Farm Manager Marnus Dippenaar says if they did not run the diesel generators, the trees were only getting about half the amount of water they needed to thrive – and survive.
Pieter says: “Obviously, we couldn’t let our trees die. If we didn’t take emergency measures, most of our grows would have died. What we had to do is to develop a system where we didn’t have to spend zillions on batteries. Hence, we took the decision to move green.”
THE SOLUTION
The green solution became what is believed to be South Africa’s largest, single-axis-tracker solar-powered irrigation system. Three (and soon four) arrays of photovoltaic (PV) panels provide 750 kilowatts of peak power to Grundfos pumps at holding dams by each array. Every day, the farm pumps 3000 m3 water from the reservoirs into storage dams midway up the farm and then farther to a large holding dam on top of a hillside at the highest point of the farm. At 50,000-cubic-metres, the man-made lake holds the water equivalent of 20 Olympic-sized swimming pools.
“That plateau dam essentially becomes our battery for the solar system,” says Pieter Coetzee. “The idea is actually very simple. If you’ve got height, you’ve got power. Once we have the water trapped there, it’s just a matter of opening a valve and we can gravity feed all our groves with drip irrigation. It is so simple, it’s actually laughable.”
THE SYSTEM
“This farm is 200 hectares of mixed olives and every drop of water that is used to irrigate passes through a solar pump,” says Hannes Van Niekerk, CEO of SAW Africa, the system designer and supplier. “It’s a really easily maintainable system.”
Hannes says that SAW Africa has been using Grundfos solar pumps since 2002 when the SQ Flex was released. For the first many years, it was mainly used for off-grid applications like cattle farming and very small-scale irrigation – around 2 kW. “Today we can build systems that are more than a megawatt (1000 kW). Basically, the sky’s the limit.”
The solar panels power Grundfos pumps with variable speed drives. The system can work off-grid or in hybrid mode if grid power is also available. “It enables us to pump in areas where traditionally you won’t have any option to pump water. And we can irrigate fields in areas where previously it wouldn’t be possible,” says Gerrit-Jan Cronselaar, Chief Technology Officer at SAW Africa. In the case of Assegaay Ranch, it made it possible to bypass the unreliable grid power during the long daylight hours.
What makes the PV system unique at the olive farm is that the solar panels are not installed at fixed angles. “The solution we came up with is using a single-axis tracker,” says Gerrit-Jan. “Your energy production is determined by the angle that you have your solar panel towards the sun.
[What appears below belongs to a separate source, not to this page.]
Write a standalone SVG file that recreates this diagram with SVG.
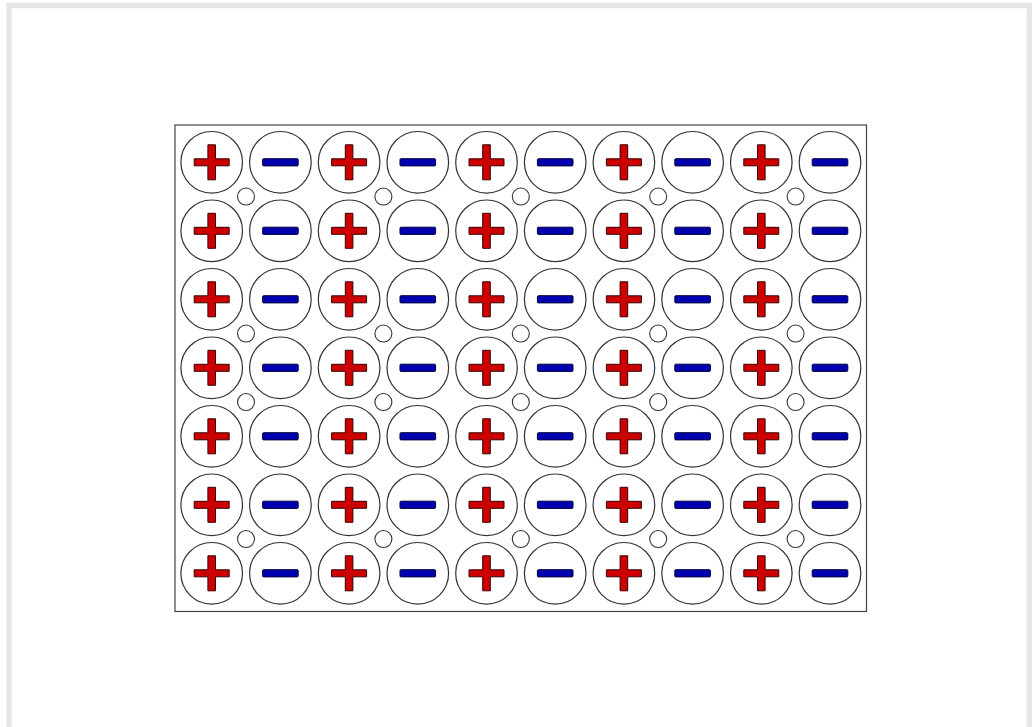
<svg xmlns="http://www.w3.org/2000/svg" xmlns:xlink="http://www.w3.org/1999/xlink" width="1032" height="727" viewBox="0 0 1032 727">
<style>
.big{fill:#fff;stroke:#333;stroke-width:1.2}
.small{fill:#fff;stroke:#333;stroke-width:1.1}
.plus{fill:#cc0000;stroke:#3a0000;stroke-width:1}
.minus{fill:#0000b0;stroke:#00003a;stroke-width:1}
</style>
<defs>
<g id="pos"><circle class="big" r="30.8"/><path class="plus" d="M-3.8,-17.5H3.8V-3.5H17.5V3.5H3.8V17.5H-3.8V3.5H-17.5V-3.5H-3.8Z"/></g>
<g id="neg"><circle class="big" r="30.8"/><rect class="minus" x="-17.8" y="-3.6" width="35.6" height="7.2" rx="1"/></g>
<g id="dot"><circle class="small" r="8.5"/></g>
</defs>
<rect x="0" y="0" width="1032" height="727" fill="#fff"/>
<path d="M9,730V5.5H1029.5V730" fill="none" stroke="#e6e6e6" stroke-width="5.5"/>
<rect x="175" y="125" width="691.5" height="486.5" fill="#fff" stroke="#444" stroke-width="1.2"/>
<g id="row1" transform="translate(0,162.3)">
<use xlink:href="#pos" x="211.7"/><use xlink:href="#neg" x="280.4"/><use xlink:href="#pos" x="349.1"/><use xlink:href="#neg" x="417.8"/><use xlink:href="#pos" x="486.5"/><use xlink:href="#neg" x="555.2"/><use xlink:href="#pos" x="623.9"/><use xlink:href="#neg" x="692.6"/><use xlink:href="#pos" x="761.3"/><use xlink:href="#neg" x="830"/>
</g>
<use id="row2" xlink:href="#row1" y="68.5"/>
<use id="row3" xlink:href="#row1" y="137"/>
<use id="row4" xlink:href="#row1" y="205.5"/>
<use id="row5" xlink:href="#row1" y="274"/>
<use id="row6" xlink:href="#row1" y="342.5"/>
<use id="row7" xlink:href="#row1" y="411"/>
<g id="dots1" transform="translate(0,196.55)">
<use xlink:href="#dot" x="246"/><use xlink:href="#dot" x="383.4"/><use xlink:href="#dot" x="520.8"/><use xlink:href="#dot" x="658.2"/><use xlink:href="#dot" x="795.6"/>
</g>
<use id="dots2" xlink:href="#dots1" y="137"/>
<use id="dots3" xlink:href="#dots1" y="205.5"/>
<use id="dots4" xlink:href="#dots1" y="342.5"/>
</svg>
By using a single-axis tracker, we follow the sun exactly like a sunflower follows the sun throughout the day. And what that translates to is instead of getting six hours’ worth of solar production, we can get 11 hours of full production.” Gerrit-Jan adds that the longer production time increases pump efficiency. “We can have a lower peak demand because we’ve got more hours to pump the water that we need. And that comes to a more cost-effective solution.” In fact, the single-axis tracker allows the farm to get 30% more water during the day than a fixed-type PV panel structure allows.
THE OUTCOME
The PV irrigation system was installed in 2021. Its benefits can be felt in different ways.
“It’s just lovely. It’s clean. It’s right there on demand,” says Pieter Coetzee. “I think as we stand here today, we can call ourselves certainly carbon neutral – maybe even carbon negative. We cultivate 200 hectares of olives. We produce more electricity than we consume. There’s just no comparison. There’s absolutely no comparison.”
With the system itself, farm manager Marnus Dippenaar says he’s happy the days are over with heavy, regular maintenance. “There’s no more pipe burst,” he says, explaining that when the previous pumps had to start again every time the power came back on, there were vacuum problems and water hammer and more. “There was a pipe burst maybe on,ce or twice a week, and we had to go to fix that every time. But since we put this in, there was one pipe burst and then we fixed the problem and no more. And that is after a year and a half, we’ve got no more problems with pipe bursts in anything.”
Furthermore, the holding dams allow any sediment to sink down to the bottom, meaning the drip irrigation lines are filled with “nice and soft water” and do not clog so easily.
“You can have a breather,” he says. “You don’t have to worry so much about the water because you will know you’ve got enough water. There’s enough. You can focus on other stuff to do – not the water.”
Pieter Coetzee says, “You can imagine that within the next 20 years, we’re going to have 13 or 12 years of free electricity. That in itself will be a huge saving. And the nice thing, too, is that your solar array and your pumping system move to the top line of your balance sheet. So, it becomes an asset and not a liability, which you otherwise have paying your electricity supplier every month. It just makes absolute sense.” He continues: “If all the farms in Africa – whether it be a one man show, a bigger commercial farm, or just a subsistence farmer – went this route, it would be Utopia. Not only for Africa, but for the planet.”